Bitcoin [BTC] Price Analysis: Bulls claim back territory in a long, dreaded bear market
The cryptocurrency market had been in the bear’s reign for long enough to make the market vermillion, however, the end of the week got great joy as the coins soared and rode a bullish high. Bitcoin [BTC], which had been falling for the longest time, also noted a significant growth.
At the time of press, the Bitcoin was valued at $3,647.67, with a market cap of $63.9 billion. The coin registered a 24-hour trade volume of $6.4 billion while registering a growth of 5.28% over the week. The coin has been falling by 0.48% over the past day and continued to fall by 0.19% over the past hour.
Source: Trading view
According to BTC’s one-hour chart, the coin reported a downtrend from $3,428.41 to $3,366.96, followed by an uptrend from $3,356.22 to $3,586.67. The coin drew resistance at $3,648.85 and a support at $3,585.60.
Bollinger Bands appear to be converging, decreasing market volatility.
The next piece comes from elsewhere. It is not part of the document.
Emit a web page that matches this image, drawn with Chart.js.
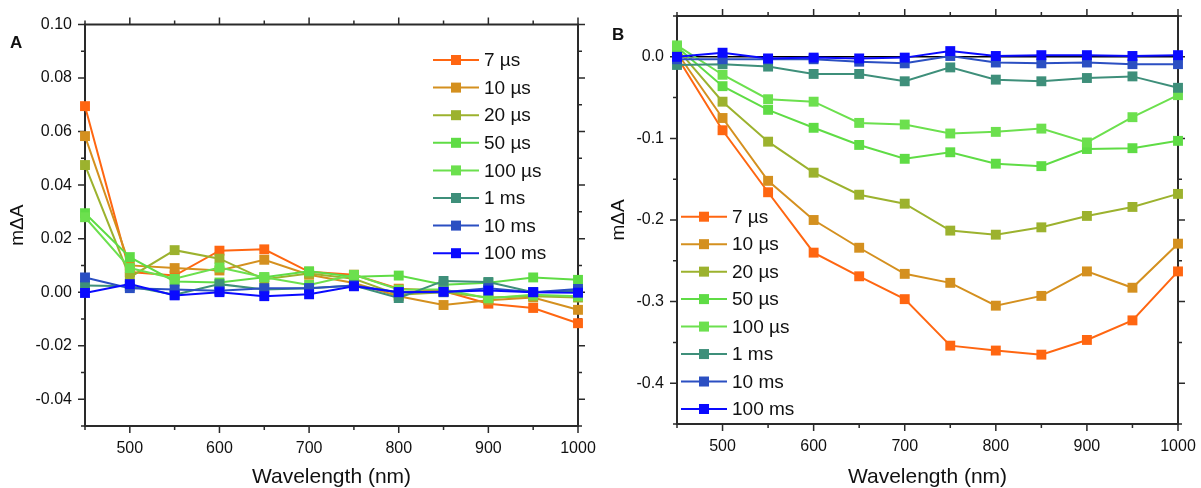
<!DOCTYPE html>
<html>
<head>
<meta charset="utf-8">
<script src="https://cdn.jsdelivr.net/npm/chart.js"></script>
<style>
  html, body { margin: 0; padding: 0; background: #fff; }
  #wrap { position: relative; width: 1201px; height: 488px; overflow: hidden; }
  #chartA { position: absolute; left: 0; top: 0; }
  #chartB { position: absolute; left: 600px; top: 0; }
</style>
</head>
<body>
<div id="wrap">
  <canvas id="chartA" width="600" height="488"></canvas>
  <canvas id="chartB" width="601" height="488"></canvas>
</div>
<script>
const wavelengths = [450, 500, 550, 600, 650, 700, 750, 800, 850, 900, 950, 1000];
const delayLabels = ["7 µs", "10 µs", "20 µs", "50 µs", "100 µs", "1 ms", "10 ms", "100 ms"];
const delayColors = ["#ff6611", "#d4901f", "#9cb22e", "#5fdc45", "#6ce04e", "#3e8f7a", "#2b4fc2", "#0a0aff"];

// panel A (mΔA)
const a7us   = [0.0695, 0.0075, 0.0062, 0.0155, 0.0160, 0.0076, 0.0065, 0.0013, 0.0004, -0.0043, -0.0059, -0.0116];
const a10us  = [0.0583, 0.0100, 0.0090, 0.0081, 0.0121, 0.0065, 0.0034, -0.0015, -0.0048, -0.0030, -0.0020, -0.0066];
const a20us  = [0.0475, 0.0056, 0.0157, 0.0125, 0.0048, 0.0070, 0.0050, -0.0010, 0.0000, -0.0020, -0.0015, -0.0020];
const a50us  = [0.0295, 0.0131, 0.0040, 0.0036, 0.0056, 0.0078, 0.0058, 0.0062, 0.0028, 0.0035, 0.0055, 0.0046];
const a100us = [0.0280, 0.0090, 0.0050, 0.0092, 0.0056, 0.0027, 0.0065, 0.0010, 0.0010, -0.0023, -0.0010, -0.0015];
const a1ms   = [0.0025, 0.0022, -0.0010, 0.0030, 0.0010, 0.0015, 0.0025, -0.0022, 0.0042, 0.0038, 0.0000, 0.0005];
const a10ms  = [0.0055, 0.0015, 0.0010, 0.0005, 0.0015, 0.0015, 0.0025, 0.0000, 0.0000, 0.0015, 0.0000, 0.0012];
const a100ms = [-0.0003, 0.0030, -0.0012, 0.0000, -0.0015, -0.0008, 0.0022, 0.0000, 0.0002, 0.0006, 0.0000, -0.0002];

// panel B (mΔA)
const b7us   = [0.000, -0.090, -0.166, -0.240, -0.269, -0.297, -0.354, -0.360, -0.365, -0.347, -0.323, -0.263];
const b10us  = [0.005, -0.075, -0.152, -0.200, -0.234, -0.266, -0.277, -0.305, -0.293, -0.263, -0.283, -0.229];
const b20us  = [0.010, -0.055, -0.104, -0.142, -0.169, -0.180, -0.213, -0.218, -0.209, -0.195, -0.184, -0.168];
const b50us  = [0.012, -0.036, -0.065, -0.087, -0.108, -0.125, -0.117, -0.131, -0.134, -0.113, -0.112, -0.103];
const b100us = [0.014, -0.022, -0.052, -0.055, -0.081, -0.083, -0.094, -0.092, -0.088, -0.105, -0.074, -0.047];
const b1ms   = [-0.010, -0.009, -0.012, -0.021, -0.021, -0.030, -0.013, -0.028, -0.030, -0.026, -0.024, -0.038];
const b10ms  = [-0.003, -0.003, -0.003, -0.003, -0.006, -0.008, 0.001, -0.007, -0.008, -0.007, -0.009, -0.009];
const b100ms = [0.000, 0.005, -0.002, -0.001, -0.002, -0.001, 0.007, 0.001, 0.002, 0.002, 0.001, 0.002];

const FONT = '"Liberation Sans", Arial, sans-serif';

// box + outward ticks on all four sides (long for labelled ticks)
const frameTicks = {
  id: "frameTicks",
  beforeDatasetsDraw(chart, args, opts) {
    const { ctx, chartArea: a, scales: { x, y } } = chart;
    ctx.save();
    if (opts.zeroLine) {
      const py = y.getPixelForValue(0);
      ctx.strokeStyle = "#000";
      ctx.lineWidth = 1.5;
      ctx.beginPath();
      ctx.moveTo(a.left, py);
      ctx.lineTo(a.right, py);
      ctx.stroke();
    }
    ctx.strokeStyle = "#2a2a2a";
    ctx.lineWidth = 2;
    ctx.strokeRect(a.left, a.top, a.right - a.left, a.bottom - a.top);
    ctx.lineWidth = 1.5;
    const xl = x.getLabelItems();
    x.ticks.forEach((t, i) => {
      const len = xl[i] && xl[i].label !== "" ? 7 : 4;
      const px = x.getPixelForValue(t.value);
      ctx.beginPath();
      ctx.moveTo(px, a.bottom); ctx.lineTo(px, a.bottom + len);
      ctx.moveTo(px, a.top); ctx.lineTo(px, a.top - len);
      ctx.stroke();
    });
    const yl = y.getLabelItems();
    y.ticks.forEach((t, i) => {
      const len = yl[i] && yl[i].label !== "" ? 7 : 4;
      const py = y.getPixelForValue(t.value);
      ctx.beginPath();
      ctx.moveTo(a.left, py); ctx.lineTo(a.left - len, py);
      ctx.moveTo(a.right, py); ctx.lineTo(a.right + len, py);
      ctx.stroke();
    });
    ctx.restore();
  },
  afterDraw(chart, args, opts) {
    const ctx = chart.ctx;
    ctx.save();
    ctx.fillStyle = "#111";
    ctx.font = "bold 17px " + FONT;
    ctx.textBaseline = "alphabetic";
    ctx.fillText(opts.panel, opts.panelX, opts.panelY);
    ctx.restore();
  }
};

const boxLegend = {
  id: "boxLegend",
  afterDraw(chart, args, o) {
    const ctx = chart.ctx;
    ctx.save();
    chart.data.datasets.forEach((ds, i) => {
      const cy = o.top + i * o.row;
      ctx.strokeStyle = ds.borderColor;
      ctx.lineWidth = 2;
      ctx.beginPath();
      ctx.moveTo(o.left, cy);
      ctx.lineTo(o.left + 46, cy);
      ctx.stroke();
      ctx.fillStyle = ds.backgroundColor;
      ctx.fillRect(o.left + 23 - 5, cy - 5, 10, 10);
      ctx.fillStyle = "#111";
      ctx.font = "19px " + FONT;
      ctx.textBaseline = "middle";
      ctx.fillText(ds.label, o.left + 51, cy + 1);
    });
    ctx.restore();
  }
};

function makeChart(id, series, cfg) {
  const datasets = series.map((vals, i) => ({
    label: delayLabels[i],
    data: wavelengths.map((w, j) => ({ x: w, y: vals[j] })),
    borderColor: delayColors[i],
    backgroundColor: delayColors[i],
    borderWidth: 2,
    pointStyle: "rect",
    pointRadius: 7,
    pointBorderWidth: 0,
    tension: 0,
    clip: false,
    order: series.length - i
  }));
  return new Chart(document.getElementById(id), {
    type: "line",
    data: { datasets },
    options: {
      responsive: false,
      animation: false,
      devicePixelRatio: 1,
      layout: { padding: { top: cfg.top, right: cfg.right, left: 0, bottom: 0 } },
      plugins: {
        legend: { display: false },
        tooltip: { enabled: false },
        frameTicks: { zeroLine: cfg.zeroLine, panel: cfg.panel, panelX: cfg.panelX, panelY: cfg.panelY },
        boxLegend: cfg.legend
      },
      scales: {
        x: {
          type: "linear",
          min: 450,
          max: 1000,
          afterFit: (s) => { s.height = cfg.bottomH; s.paddingLeft = 0; s.paddingRight = 0; },
          grid: { display: false, drawTicks: false },
          border: { display: false },
          ticks: {
            stepSize: 50,
            autoSkip: false,
            maxRotation: 0,
            padding: 13,
            color: "#111",
            font: { size: 16, family: FONT },
            callback: (v) => (v % 100 === 0 ? String(v) : "")
          },
          title: {
            display: true,
            text: "Wavelength (nm)",
            color: "#111",
            font: { size: 21, family: FONT, lineHeight: 1 },
            padding: 0
          }
        },
        y: {
          type: "linear",
          min: cfg.yMin,
          max: cfg.yMax,
          afterFit: (s) => { s.width = cfg.leftW; s.paddingTop = 0; s.paddingBottom = 0; },
          grid: { display: false, drawTicks: false },
          border: { display: false },
          ticks: {
            stepSize: cfg.yStep,
            autoSkip: false,
            padding: 13,
            color: "#111",
            font: { size: 16, family: FONT },
            callback: cfg.yLabel
          },
          title: {
            display: true,
            text: "mΔA",
            color: "#111",
            font: { size: 19, family: FONT, lineHeight: 1 },
            padding: { top: cfg.titlePad, bottom: 0 }
          }
        }
      }
    },
    plugins: [frameTicks, boxLegend]
  });
}

makeChart("chartA", [a7us, a10us, a20us, a50us, a100us, a1ms, a10ms, a100ms], {
  top: 24.5, right: 22, bottomH: 62, leftW: 85, titlePad: 8.5,
  yMin: -0.05, yMax: 0.10, yStep: 0.01,
  yLabel: (v) => (Math.round(v * 100) % 2 === 0 ? (Math.round(v * 100) / 100).toFixed(2) : ""),
  zeroLine: false, panel: "A", panelX: 10, panelY: 48,
  legend: { left: 433, top: 60, row: 27.6 }
});

makeChart("chartB", [b7us, b10us, b20us, b50us, b100us, b1ms, b10ms, b100ms], {
  top: 16, right: 23, bottomH: 64, leftW: 77, titlePad: 9.5,
  yMin: -0.45, yMax: 0.05, yStep: 0.05,
  yLabel: (v) => (Math.round(v * 20) % 2 === 0 ? (Math.round(v * 10) / 10).toFixed(1) : ""),
  zeroLine: true, panel: "B", panelX: 12, panelY: 40,
  legend: { left: 81, top: 216.7, row: 27.47 }
});
</script>
</body>
</html>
The moving average line is over the candles, indicating a bearish trend.
Awesome Oscillator also indicated a weakened bearish momentum.
Chaikin Money Flow, on the other hand, indicates a bullish market as the marker line is above the zero-mark.
Source: Trading view
According to the one-day chart of the coin, a downtrend is traced from $6,188 to $3,195.71, after which an uptrend was noted from $3,194.99 to $3,358.99. The coin marked an immediate resistance at $4,040.98 and another resistance at $4,075.33. The coin observed strong support at $3,358.99 and another resistance at $3,184.28.
Parabolic SAR points towards a bullish trend as the markers have aligned themselves under the candles.
MACD line is over the signal line, marking a bullish trend.
Relative Strength Index indicates that the buying and the selling pressures are evening each other out.
As per a majority of the indicators, Chaikin Money Flow, Parabolic SAR, and MACD, a bullish market is forecast. However, Bollinger Bands and Awesome Oscillator are predicting a bearish market taking over.